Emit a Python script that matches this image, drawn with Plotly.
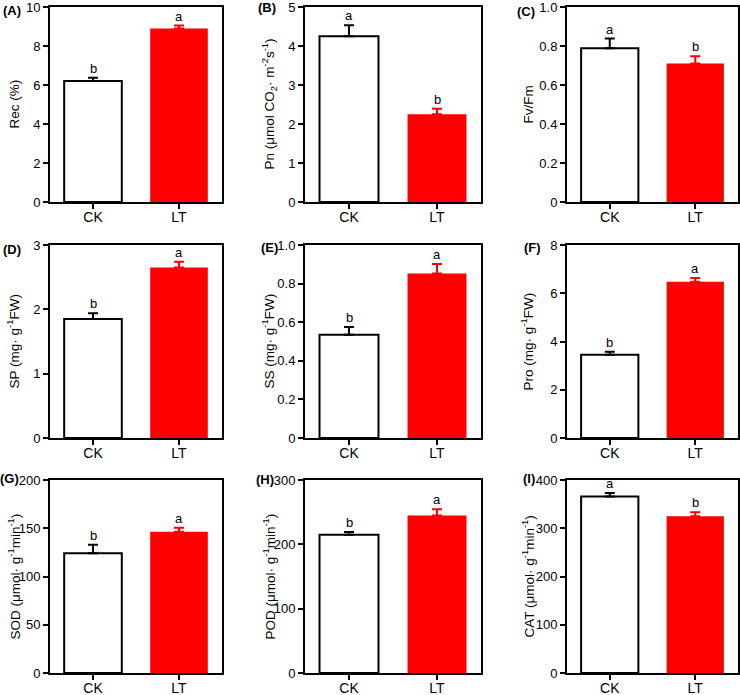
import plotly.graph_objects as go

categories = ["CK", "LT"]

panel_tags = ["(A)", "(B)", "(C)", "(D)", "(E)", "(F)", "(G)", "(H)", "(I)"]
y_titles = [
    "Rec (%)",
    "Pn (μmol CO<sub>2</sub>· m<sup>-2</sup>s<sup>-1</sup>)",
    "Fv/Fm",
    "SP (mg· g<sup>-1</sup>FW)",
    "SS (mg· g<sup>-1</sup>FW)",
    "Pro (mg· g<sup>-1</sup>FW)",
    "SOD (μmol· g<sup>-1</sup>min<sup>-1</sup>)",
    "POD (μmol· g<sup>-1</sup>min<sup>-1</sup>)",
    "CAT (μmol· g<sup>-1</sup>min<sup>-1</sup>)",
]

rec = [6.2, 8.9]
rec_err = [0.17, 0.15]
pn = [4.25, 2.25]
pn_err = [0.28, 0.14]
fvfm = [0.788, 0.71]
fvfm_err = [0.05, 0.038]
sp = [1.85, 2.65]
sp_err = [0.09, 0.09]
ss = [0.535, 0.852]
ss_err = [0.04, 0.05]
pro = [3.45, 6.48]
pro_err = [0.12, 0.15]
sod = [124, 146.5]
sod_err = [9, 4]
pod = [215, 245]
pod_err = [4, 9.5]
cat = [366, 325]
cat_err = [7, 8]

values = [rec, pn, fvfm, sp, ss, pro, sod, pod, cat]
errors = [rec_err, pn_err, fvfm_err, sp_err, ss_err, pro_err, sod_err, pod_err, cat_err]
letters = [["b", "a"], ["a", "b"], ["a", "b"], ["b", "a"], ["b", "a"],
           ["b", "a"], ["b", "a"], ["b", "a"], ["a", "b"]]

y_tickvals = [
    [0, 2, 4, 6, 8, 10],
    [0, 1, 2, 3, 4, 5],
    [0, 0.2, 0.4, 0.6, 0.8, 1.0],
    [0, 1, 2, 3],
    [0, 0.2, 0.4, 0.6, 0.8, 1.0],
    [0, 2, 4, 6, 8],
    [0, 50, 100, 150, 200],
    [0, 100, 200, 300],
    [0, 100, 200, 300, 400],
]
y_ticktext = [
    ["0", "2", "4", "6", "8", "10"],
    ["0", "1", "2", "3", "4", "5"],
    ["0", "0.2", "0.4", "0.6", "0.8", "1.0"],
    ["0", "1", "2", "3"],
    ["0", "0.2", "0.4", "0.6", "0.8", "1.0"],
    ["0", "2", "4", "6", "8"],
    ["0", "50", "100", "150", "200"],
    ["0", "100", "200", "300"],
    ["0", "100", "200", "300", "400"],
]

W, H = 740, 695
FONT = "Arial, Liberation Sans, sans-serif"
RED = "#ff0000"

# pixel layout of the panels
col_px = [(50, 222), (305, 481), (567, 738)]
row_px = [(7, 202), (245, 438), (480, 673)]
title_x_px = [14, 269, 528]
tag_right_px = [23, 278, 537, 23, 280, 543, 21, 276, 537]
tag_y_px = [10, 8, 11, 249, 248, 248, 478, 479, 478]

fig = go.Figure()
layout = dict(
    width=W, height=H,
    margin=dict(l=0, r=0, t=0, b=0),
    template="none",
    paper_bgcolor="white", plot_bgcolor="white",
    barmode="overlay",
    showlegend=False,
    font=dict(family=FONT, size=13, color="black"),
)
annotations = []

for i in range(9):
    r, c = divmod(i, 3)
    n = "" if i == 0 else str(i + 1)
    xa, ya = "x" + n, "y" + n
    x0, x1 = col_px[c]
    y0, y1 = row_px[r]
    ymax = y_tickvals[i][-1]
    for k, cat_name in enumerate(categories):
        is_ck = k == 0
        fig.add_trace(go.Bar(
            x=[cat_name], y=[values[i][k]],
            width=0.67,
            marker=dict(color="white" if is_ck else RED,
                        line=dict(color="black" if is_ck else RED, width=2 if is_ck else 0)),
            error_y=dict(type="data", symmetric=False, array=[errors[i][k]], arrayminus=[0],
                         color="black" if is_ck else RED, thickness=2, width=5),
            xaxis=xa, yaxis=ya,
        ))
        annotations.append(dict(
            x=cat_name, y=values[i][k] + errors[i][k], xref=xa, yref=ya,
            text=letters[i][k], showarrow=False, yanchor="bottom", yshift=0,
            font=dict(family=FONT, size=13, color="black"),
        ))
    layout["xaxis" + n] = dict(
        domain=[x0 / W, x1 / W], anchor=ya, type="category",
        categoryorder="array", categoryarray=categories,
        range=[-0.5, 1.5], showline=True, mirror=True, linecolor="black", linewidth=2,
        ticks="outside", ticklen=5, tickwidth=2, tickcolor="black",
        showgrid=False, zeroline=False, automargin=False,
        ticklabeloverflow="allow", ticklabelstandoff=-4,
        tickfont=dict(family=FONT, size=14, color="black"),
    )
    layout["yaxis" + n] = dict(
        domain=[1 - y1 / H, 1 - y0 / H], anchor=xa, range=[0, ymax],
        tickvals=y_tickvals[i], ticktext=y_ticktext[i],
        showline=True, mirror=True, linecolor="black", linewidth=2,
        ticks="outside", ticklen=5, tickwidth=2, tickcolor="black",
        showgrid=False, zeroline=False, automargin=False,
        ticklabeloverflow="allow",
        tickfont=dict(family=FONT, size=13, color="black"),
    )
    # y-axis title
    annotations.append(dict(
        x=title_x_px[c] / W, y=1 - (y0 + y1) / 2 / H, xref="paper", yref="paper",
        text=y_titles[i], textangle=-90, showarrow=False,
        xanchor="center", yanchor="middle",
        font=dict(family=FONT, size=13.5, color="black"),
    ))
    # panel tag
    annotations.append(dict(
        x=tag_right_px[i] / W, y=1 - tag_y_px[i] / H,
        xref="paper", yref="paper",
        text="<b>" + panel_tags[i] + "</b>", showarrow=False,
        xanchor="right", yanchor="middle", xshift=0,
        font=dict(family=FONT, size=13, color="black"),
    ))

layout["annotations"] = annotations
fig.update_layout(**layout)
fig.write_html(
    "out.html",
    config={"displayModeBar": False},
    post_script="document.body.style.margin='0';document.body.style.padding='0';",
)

Aim of the exercise:
Return the whole listing, word for word, and leave out every picture.

Exercise output:
Emit a Python script that matches this image, drawn with Plotly.
import plotly.graph_objects as go

categories = ["CK", "LT"]

panel_tags = ["(A)", "(B)", "(C)", "(D)", "(E)", "(F)", "(G)", "(H)", "(I)"]
y_titles = [
    "Rec (%)",
    "Pn (μmol CO<sub>2</sub>· m<sup>-2</sup>s<sup>-1</sup>)",
    "Fv/Fm",
    "SP (mg· g<sup>-1</sup>FW)",
    "SS (mg· g<sup>-1</sup>FW)",
    "Pro (mg· g<sup>-1</sup>FW)",
    "SOD (μmol· g<sup>-1</sup>min<sup>-1</sup>)",
    "POD (μmol· g<sup>-1</sup>min<sup>-1</sup>)",
    "CAT (μmol· g<sup>-1</sup>min<sup>-1</sup>)",
]

rec = [6.2, 8.9]
rec_err = [0.17, 0.15]
pn = [4.25, 2.25]
pn_err = [0.28, 0.14]
fvfm = [0.788, 0.71]
fvfm_err = [0.05, 0.038]
sp = [1.85, 2.65]
sp_err = [0.09, 0.09]
ss = [0.535, 0.852]
ss_err = [0.04, 0.05]
pro = [3.45, 6.48]
pro_err = [0.12, 0.15]
sod = [124, 146.5]
sod_err = [9, 4]
pod = [215, 245]
pod_err = [4, 9.5]
cat = [366, 325]
cat_err = [7, 8]

values = [rec, pn, fvfm, sp, ss, pro, sod, pod, cat]
errors = [rec_err, pn_err, fvfm_err, sp_err, ss_err, pro_err, sod_err, pod_err, cat_err]
letters = [["b", "a"], ["a", "b"], ["a", "b"], ["b", "a"], ["b", "a"],
           ["b", "a"], ["b", "a"], ["b", "a"], ["a", "b"]]

y_tickvals = [
    [0, 2, 4, 6, 8, 10],
    [0, 1, 2, 3, 4, 5],
    [0, 0.2, 0.4, 0.6, 0.8, 1.0],
    [0, 1, 2, 3],
    [0, 0.2, 0.4, 0.6, 0.8, 1.0],
    [0, 2, 4, 6, 8],
    [0, 50, 100, 150, 200],
    [0, 100, 200, 300],
    [0, 100, 200, 300, 400],
]
y_ticktext = [
    ["0", "2", "4", "6", "8", "10"],
    ["0", "1", "2", "3", "4", "5"],
    ["0", "0.2", "0.4", "0.6", "0.8", "1.0"],
    ["0", "1", "2", "3"],
    ["0", "0.2", "0.4", "0.6", "0.8", "1.0"],
    ["0", "2", "4", "6", "8"],
    ["0", "50", "100", "150", "200"],
    ["0", "100", "200", "300"],
    ["0", "100", "200", "300", "400"],
]

W, H = 740, 695
FONT = "Arial, Liberation Sans, sans-serif"
RED = "#ff0000"

# pixel layout of the panels
col_px = [(50, 222), (305, 481), (567, 738)]
row_px = [(7, 202), (245, 438), (480, 673)]
title_x_px = [14, 269, 528]
tag_right_px = [23, 278, 537, 23, 280, 543, 21, 276, 537]
tag_y_px = [10, 8, 11, 249, 248, 248, 478, 479, 478]

fig = go.Figure()
layout = dict(
    width=W, height=H,
    margin=dict(l=0, r=0, t=0, b=0),
    template="none",
    paper_bgcolor="white", plot_bgcolor="white",
    barmode="overlay",
    showlegend=False,
    font=dict(family=FONT, size=13, color="black"),
)
annotations = []

for i in range(9):
    r, c = divmod(i, 3)
    n = "" if i == 0 else str(i + 1)
    xa, ya = "x" + n, "y" + n
    x0, x1 = col_px[c]
    y0, y1 = row_px[r]
    ymax = y_tickvals[i][-1]
    for k, cat_name in enumerate(categories):
        is_ck = k == 0
        fig.add_trace(go.Bar(
            x=[cat_name], y=[values[i][k]],
            width=0.67,
            marker=dict(color="white" if is_ck else RED,
                        line=dict(color="black" if is_ck else RED, width=2 if is_ck else 0)),
            error_y=dict(type="data", symmetric=False, array=[errors[i][k]], arrayminus=[0],
                         color="black" if is_ck else RED, thickness=2, width=5),
            xaxis=xa, yaxis=ya,
        ))
        annotations.append(dict(
            x=cat_name, y=values[i][k] + errors[i][k], xref=xa, yref=ya,
            text=letters[i][k], showarrow=False, yanchor="bottom", yshift=0,
            font=dict(family=FONT, size=13, color="black"),
        ))
    layout["xaxis" + n] = dict(
        domain=[x0 / W, x1 / W], anchor=ya, type="category",
        categoryorder="array", categoryarray=categories,
        range=[-0.5, 1.5], showline=True, mirror=True, linecolor="black", linewidth=2,
        ticks="outside", ticklen=5, tickwidth=2, tickcolor="black",
        showgrid=False, zeroline=False, automargin=False,
        ticklabeloverflow="allow", ticklabelstandoff=-4,
        tickfont=dict(family=FONT, size=14, color="black"),
    )
    layout["yaxis" + n] = dict(
        domain=[1 - y1 / H, 1 - y0 / H], anchor=xa, range=[0, ymax],
        tickvals=y_tickvals[i], ticktext=y_ticktext[i],
        showline=True, mirror=True, linecolor="black", linewidth=2,
        ticks="outside", ticklen=5, tickwidth=2, tickcolor="black",
        showgrid=False, zeroline=False, automargin=False,
        ticklabeloverflow="allow",
        tickfont=dict(family=FONT, size=13, color="black"),
    )
    # y-axis title
    annotations.append(dict(
        x=title_x_px[c] / W, y=1 - (y0 + y1) / 2 / H, xref="paper", yref="paper",
        text=y_titles[i], textangle=-90, showarrow=False,
        xanchor="center", yanchor="middle",
        font=dict(family=FONT, size=13.5, color="black"),
    ))
    # panel tag
    annotations.append(dict(
        x=tag_right_px[i] / W, y=1 - tag_y_px[i] / H,
        xref="paper", yref="paper",
        text="<b>" + panel_tags[i] + "</b>", showarrow=False,
        xanchor="right", yanchor="middle", xshift=0,
        font=dict(family=FONT, size=13, color="black"),
    ))

layout["annotations"] = annotations
fig.update_layout(**layout)
fig.write_html(
    "out.html",
    config={"displayModeBar": False},
    post_script="document.body.style.margin='0';document.body.style.padding='0';",
)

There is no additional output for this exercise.